Il est difficile de "distinguer parmi ces manifestants la masse des gens qui sont là en effet pour manifester de manière pacifique et d’autres qui en réalité appartiennent plutôt aux groupes armés du djihad islamique, du Hamas et du Fatah, et qui eux ont un autre agenda."

Dominique Moïsi, géopolitologue: Donald Trump est "dans la logique de son action"

Si Donald Trump prend ce risque, c'est parce qu'"il est dans la logique de son action: 'J’ai dit ce que j’allais faire, je fais ce que j’ai dit'. C’était une promesse de campagne, et on est à six mois des élections de mi-mandat. Et il y a cette idée: 'Rien ne m’arrête, moi je brise tous les tabous, je vais voir le leader nord-coréen à Singapour, je transfert mon ambassade à Jérusalem.'"
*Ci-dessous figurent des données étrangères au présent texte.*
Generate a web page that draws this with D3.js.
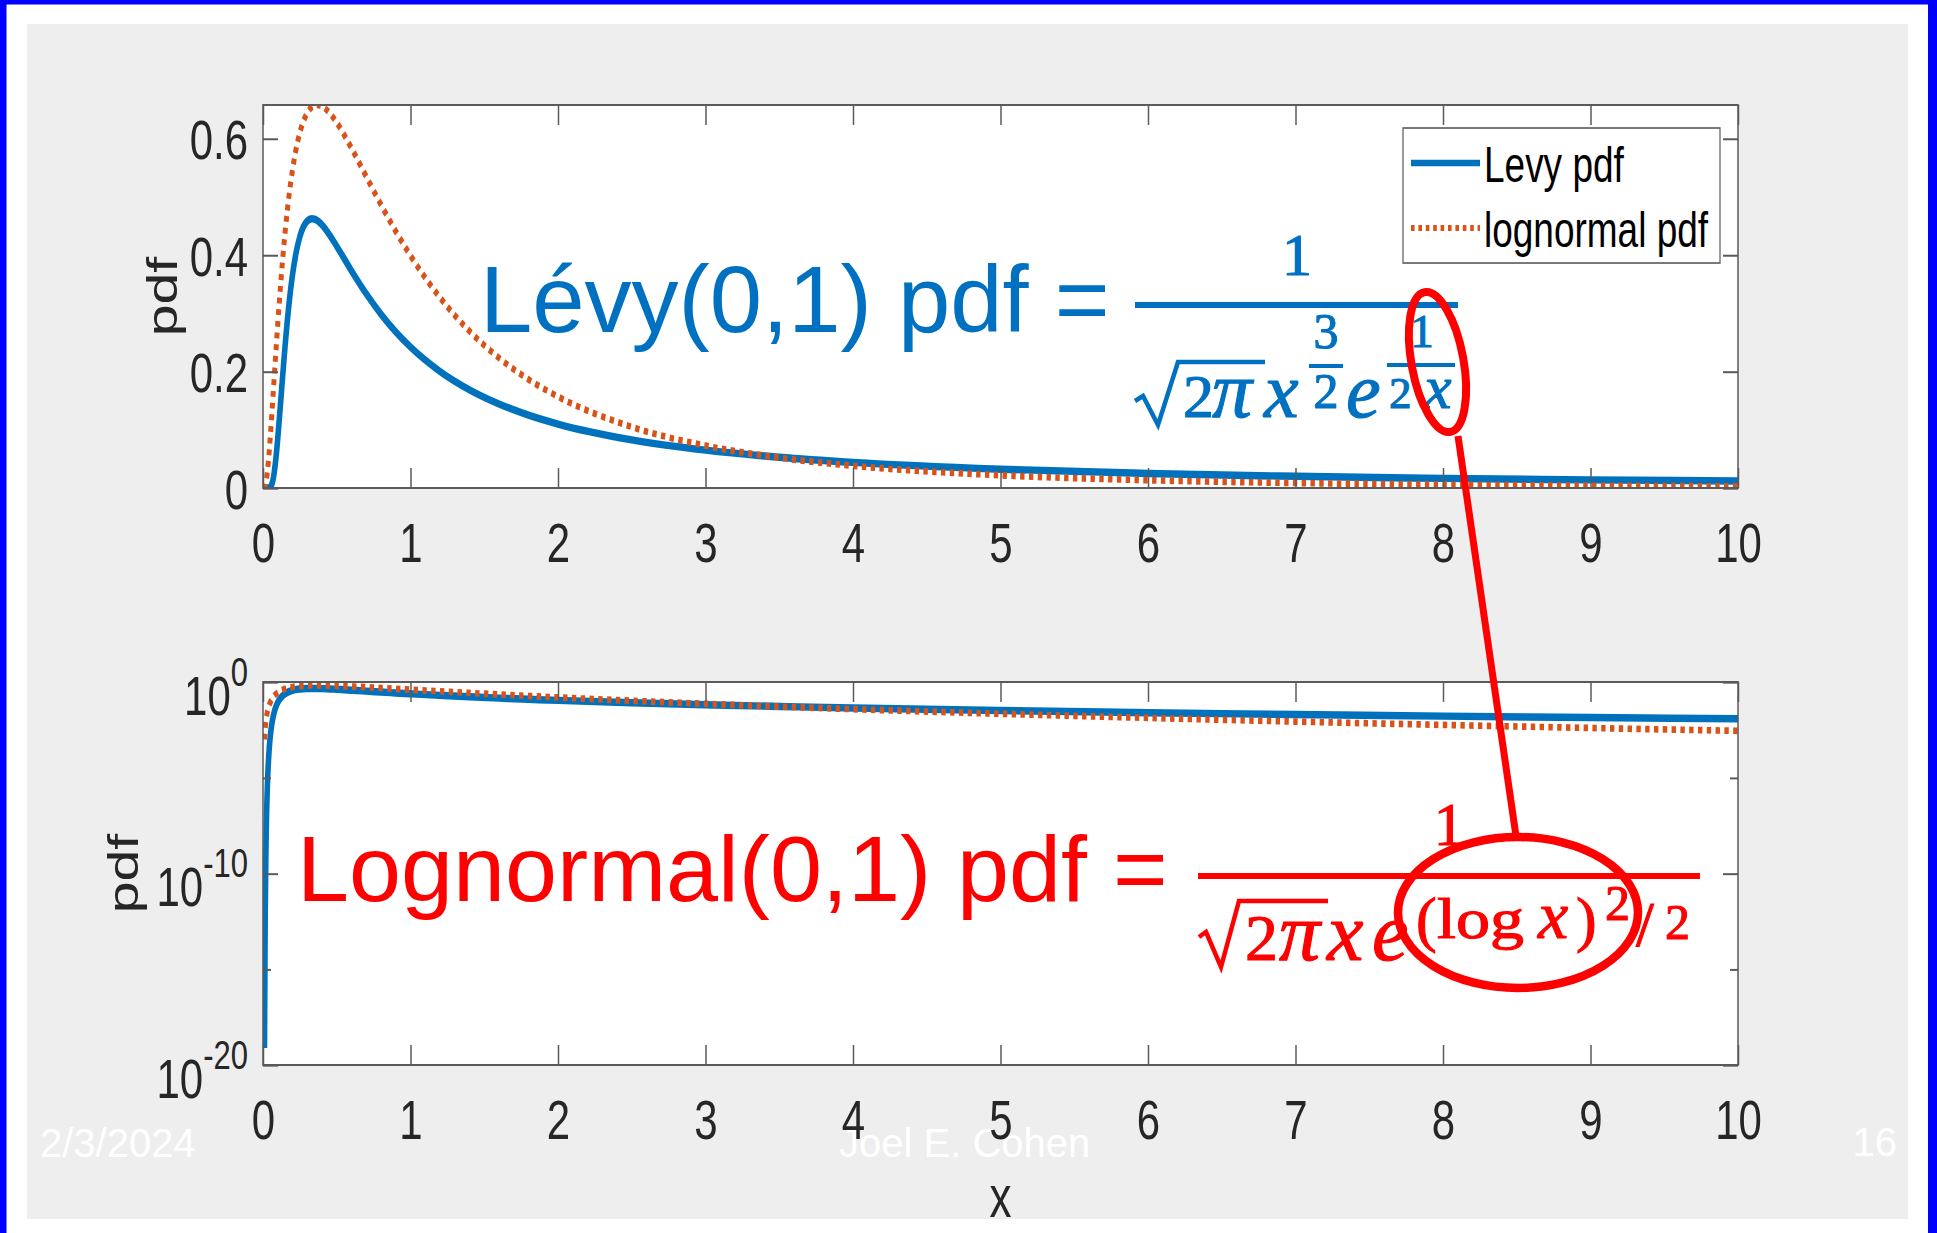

"Au niveau des symboles et des émotions, ce que retiennent les Palestiniens c’est qu’ils sont désespérés, isolés, ils vivent dans des conditions épouvantables à Gaza, mais en plus on ne tient absolument pas compte de leurs prises de position. Reconnaître Jérusalem comme la capitale d’Israël, c’est une évidence mais cela supposerait que l’on reconnaisse également Jérusalem comme la capitale du peuple palestinien."

Nicole Bacharan, politologue spécialiste des États-Unis: Trump "ne propose aucun chemin"

Donald Trump "casse beaucoup de choses", selon Nicole Bacharan: "Il a plus ou moins cassé l’alliance atlantique, cassé l’accord sur l’Iran, cassé l’accord sur le climat, là il casse la situation au Moyen-Orient qui déjà était bien ébranlée. (…) Quand je vois la famille Trump (présentée) comme les meilleurs amis d’Israël, je trouve qu’il y a là quelque chose de faux et de dangereux. Donald Trump est dans les bras de l’électorat évangéliste extrémiste aux États-Unis, c’est sa base électorale parmi d’autres, il les cultive, il les protège, pour les élections de novembre prochain et la prochaine élection présidentielle."

"Mais c’est vrai qu’avec cette ambassade à Jérusalem (…) avec ce mouvement sans aucun égard, d’une certaine manière, avec ce qu’il fait sur l’Iran sans rien proposer ensuite, il ne propose aucun chemin qui préserve même ne serait-ce qu’à demi la dignité des autres participants. Je trouve ça extrêmement destructeur."